**SET TASK:** Find every line in the records below that holds the word "script", and copy each one.

───── RECORDS SUPPLIED

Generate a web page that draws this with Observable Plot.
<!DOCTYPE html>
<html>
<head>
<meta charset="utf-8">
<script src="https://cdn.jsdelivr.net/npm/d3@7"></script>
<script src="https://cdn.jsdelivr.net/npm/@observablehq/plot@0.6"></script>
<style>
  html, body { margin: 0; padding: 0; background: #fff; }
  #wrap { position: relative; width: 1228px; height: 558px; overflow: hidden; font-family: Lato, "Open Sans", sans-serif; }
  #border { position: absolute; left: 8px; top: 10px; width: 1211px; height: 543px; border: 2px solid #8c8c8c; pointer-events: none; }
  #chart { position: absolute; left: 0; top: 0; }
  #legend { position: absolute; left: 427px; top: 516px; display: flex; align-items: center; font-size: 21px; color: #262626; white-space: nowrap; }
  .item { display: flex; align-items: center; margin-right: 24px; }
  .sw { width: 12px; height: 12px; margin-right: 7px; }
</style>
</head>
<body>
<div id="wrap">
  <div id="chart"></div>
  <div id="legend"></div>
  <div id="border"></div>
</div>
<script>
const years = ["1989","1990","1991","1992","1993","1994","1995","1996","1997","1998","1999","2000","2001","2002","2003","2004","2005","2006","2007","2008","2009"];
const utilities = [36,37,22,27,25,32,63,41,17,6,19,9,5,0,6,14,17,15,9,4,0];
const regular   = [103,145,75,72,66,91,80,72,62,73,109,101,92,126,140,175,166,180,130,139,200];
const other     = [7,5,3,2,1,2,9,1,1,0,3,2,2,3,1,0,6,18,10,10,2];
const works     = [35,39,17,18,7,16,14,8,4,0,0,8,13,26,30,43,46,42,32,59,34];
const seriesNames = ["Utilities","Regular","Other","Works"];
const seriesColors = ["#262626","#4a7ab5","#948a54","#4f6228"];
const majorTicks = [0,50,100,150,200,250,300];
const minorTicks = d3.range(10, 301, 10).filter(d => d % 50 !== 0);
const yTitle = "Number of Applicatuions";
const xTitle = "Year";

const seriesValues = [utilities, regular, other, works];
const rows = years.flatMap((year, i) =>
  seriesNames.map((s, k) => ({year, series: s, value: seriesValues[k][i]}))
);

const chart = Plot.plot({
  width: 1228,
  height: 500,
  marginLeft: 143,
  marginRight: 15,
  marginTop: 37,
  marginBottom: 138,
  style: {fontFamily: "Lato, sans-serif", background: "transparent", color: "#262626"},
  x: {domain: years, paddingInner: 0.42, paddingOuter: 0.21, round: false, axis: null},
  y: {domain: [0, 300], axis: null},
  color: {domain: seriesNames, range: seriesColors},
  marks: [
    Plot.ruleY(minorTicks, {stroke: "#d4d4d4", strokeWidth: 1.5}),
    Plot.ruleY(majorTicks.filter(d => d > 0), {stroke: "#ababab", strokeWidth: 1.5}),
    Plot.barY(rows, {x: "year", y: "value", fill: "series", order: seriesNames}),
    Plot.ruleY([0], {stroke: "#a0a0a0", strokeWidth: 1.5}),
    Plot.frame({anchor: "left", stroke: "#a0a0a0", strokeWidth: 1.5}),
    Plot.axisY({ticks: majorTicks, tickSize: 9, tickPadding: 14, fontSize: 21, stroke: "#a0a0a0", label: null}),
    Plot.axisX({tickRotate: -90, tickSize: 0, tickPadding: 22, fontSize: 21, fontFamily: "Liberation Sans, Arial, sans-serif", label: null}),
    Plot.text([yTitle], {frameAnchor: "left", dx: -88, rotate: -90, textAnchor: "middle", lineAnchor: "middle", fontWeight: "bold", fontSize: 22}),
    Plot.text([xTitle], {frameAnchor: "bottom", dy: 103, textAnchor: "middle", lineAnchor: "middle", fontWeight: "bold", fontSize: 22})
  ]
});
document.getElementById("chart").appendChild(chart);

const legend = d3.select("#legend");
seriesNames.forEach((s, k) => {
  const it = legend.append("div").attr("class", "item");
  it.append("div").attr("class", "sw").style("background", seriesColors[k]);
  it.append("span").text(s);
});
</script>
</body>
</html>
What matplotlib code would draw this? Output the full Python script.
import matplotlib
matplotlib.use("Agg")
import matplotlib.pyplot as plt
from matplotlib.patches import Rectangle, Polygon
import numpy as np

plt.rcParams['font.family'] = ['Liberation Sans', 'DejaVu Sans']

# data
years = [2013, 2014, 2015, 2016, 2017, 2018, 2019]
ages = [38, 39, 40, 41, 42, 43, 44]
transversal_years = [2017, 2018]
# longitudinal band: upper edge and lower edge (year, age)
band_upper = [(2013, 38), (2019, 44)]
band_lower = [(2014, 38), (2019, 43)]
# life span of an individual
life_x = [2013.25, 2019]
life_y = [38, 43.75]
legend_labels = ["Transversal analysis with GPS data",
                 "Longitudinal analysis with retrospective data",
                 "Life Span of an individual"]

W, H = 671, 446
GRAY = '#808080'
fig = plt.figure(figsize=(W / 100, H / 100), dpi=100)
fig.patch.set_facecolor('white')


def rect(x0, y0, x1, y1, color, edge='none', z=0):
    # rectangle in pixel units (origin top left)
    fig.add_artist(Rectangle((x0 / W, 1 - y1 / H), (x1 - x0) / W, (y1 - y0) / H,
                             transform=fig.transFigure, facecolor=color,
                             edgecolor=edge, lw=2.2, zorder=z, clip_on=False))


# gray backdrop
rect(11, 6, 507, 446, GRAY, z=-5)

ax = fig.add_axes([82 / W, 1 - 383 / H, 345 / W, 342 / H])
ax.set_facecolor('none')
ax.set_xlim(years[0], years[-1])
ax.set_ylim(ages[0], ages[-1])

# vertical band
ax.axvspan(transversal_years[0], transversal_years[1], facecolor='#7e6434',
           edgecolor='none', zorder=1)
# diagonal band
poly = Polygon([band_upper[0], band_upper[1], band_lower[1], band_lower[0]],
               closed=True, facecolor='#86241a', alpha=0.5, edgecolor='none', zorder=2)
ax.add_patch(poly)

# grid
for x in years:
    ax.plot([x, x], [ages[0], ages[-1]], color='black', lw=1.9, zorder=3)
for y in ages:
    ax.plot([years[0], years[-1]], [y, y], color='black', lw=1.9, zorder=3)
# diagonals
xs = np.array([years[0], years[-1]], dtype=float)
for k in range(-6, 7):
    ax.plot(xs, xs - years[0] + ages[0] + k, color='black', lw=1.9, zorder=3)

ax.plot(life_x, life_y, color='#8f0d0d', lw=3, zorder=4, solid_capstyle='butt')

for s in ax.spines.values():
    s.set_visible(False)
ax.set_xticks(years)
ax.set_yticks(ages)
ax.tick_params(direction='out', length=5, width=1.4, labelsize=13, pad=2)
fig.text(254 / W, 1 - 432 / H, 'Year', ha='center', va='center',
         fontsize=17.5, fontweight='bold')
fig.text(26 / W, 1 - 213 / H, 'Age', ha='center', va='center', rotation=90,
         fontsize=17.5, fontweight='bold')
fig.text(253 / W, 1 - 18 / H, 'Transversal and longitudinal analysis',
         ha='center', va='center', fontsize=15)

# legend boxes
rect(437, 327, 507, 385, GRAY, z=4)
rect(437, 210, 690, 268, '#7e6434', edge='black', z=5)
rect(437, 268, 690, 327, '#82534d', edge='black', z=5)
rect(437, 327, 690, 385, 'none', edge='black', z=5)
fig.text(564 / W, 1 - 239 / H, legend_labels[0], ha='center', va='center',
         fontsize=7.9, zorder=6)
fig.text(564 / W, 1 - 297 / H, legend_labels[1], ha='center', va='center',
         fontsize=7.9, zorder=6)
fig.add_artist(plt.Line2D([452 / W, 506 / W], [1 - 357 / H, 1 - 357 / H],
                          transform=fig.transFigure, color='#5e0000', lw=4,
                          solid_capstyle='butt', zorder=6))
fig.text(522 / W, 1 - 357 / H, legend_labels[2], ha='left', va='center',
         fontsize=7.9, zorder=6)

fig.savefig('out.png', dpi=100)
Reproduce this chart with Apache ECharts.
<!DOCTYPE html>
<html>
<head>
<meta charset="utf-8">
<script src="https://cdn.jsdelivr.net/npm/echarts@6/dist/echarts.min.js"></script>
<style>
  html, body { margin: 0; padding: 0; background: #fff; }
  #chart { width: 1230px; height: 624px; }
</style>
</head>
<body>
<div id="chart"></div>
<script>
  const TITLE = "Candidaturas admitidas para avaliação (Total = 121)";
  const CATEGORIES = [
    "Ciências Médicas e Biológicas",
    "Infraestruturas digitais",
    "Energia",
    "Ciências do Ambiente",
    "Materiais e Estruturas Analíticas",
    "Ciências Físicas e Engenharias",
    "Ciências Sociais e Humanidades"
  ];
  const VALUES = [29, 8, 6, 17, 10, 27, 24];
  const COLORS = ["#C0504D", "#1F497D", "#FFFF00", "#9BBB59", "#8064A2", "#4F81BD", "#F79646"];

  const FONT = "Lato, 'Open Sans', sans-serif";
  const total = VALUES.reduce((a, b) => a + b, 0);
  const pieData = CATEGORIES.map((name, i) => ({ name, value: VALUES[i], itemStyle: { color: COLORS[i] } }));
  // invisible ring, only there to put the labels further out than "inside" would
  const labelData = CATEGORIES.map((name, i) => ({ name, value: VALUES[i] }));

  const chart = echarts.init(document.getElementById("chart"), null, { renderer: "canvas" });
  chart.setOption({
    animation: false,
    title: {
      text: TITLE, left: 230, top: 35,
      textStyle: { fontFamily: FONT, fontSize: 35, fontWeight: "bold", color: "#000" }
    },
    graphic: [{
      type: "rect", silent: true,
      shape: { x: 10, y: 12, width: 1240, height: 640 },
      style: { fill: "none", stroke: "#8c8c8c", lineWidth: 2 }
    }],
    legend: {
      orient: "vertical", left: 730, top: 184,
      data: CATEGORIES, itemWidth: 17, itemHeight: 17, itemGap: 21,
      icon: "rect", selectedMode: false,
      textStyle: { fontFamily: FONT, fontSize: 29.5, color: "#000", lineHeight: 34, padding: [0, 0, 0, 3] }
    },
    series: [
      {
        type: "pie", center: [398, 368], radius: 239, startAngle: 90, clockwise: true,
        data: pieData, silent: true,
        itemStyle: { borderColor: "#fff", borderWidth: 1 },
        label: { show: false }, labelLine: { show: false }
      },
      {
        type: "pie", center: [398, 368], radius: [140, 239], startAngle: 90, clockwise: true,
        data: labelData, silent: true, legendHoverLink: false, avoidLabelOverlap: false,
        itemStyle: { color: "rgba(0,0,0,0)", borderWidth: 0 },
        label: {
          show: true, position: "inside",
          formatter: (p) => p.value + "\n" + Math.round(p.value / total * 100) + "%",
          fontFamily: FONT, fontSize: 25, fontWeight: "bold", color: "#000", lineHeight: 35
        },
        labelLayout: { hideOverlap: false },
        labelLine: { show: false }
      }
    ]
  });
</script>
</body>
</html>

──────────

**RESPONSE:**
<script src="https://cdn.jsdelivr.net/npm/d3@7"></script>
<script src="https://cdn.jsdelivr.net/npm/@observablehq/plot@0.6"></script>
<script>
</script>
What matplotlib code would draw this? Output the full Python script.
<script src="https://cdn.jsdelivr.net/npm/echarts@6/dist/echarts.min.js"></script>
<script>
</script>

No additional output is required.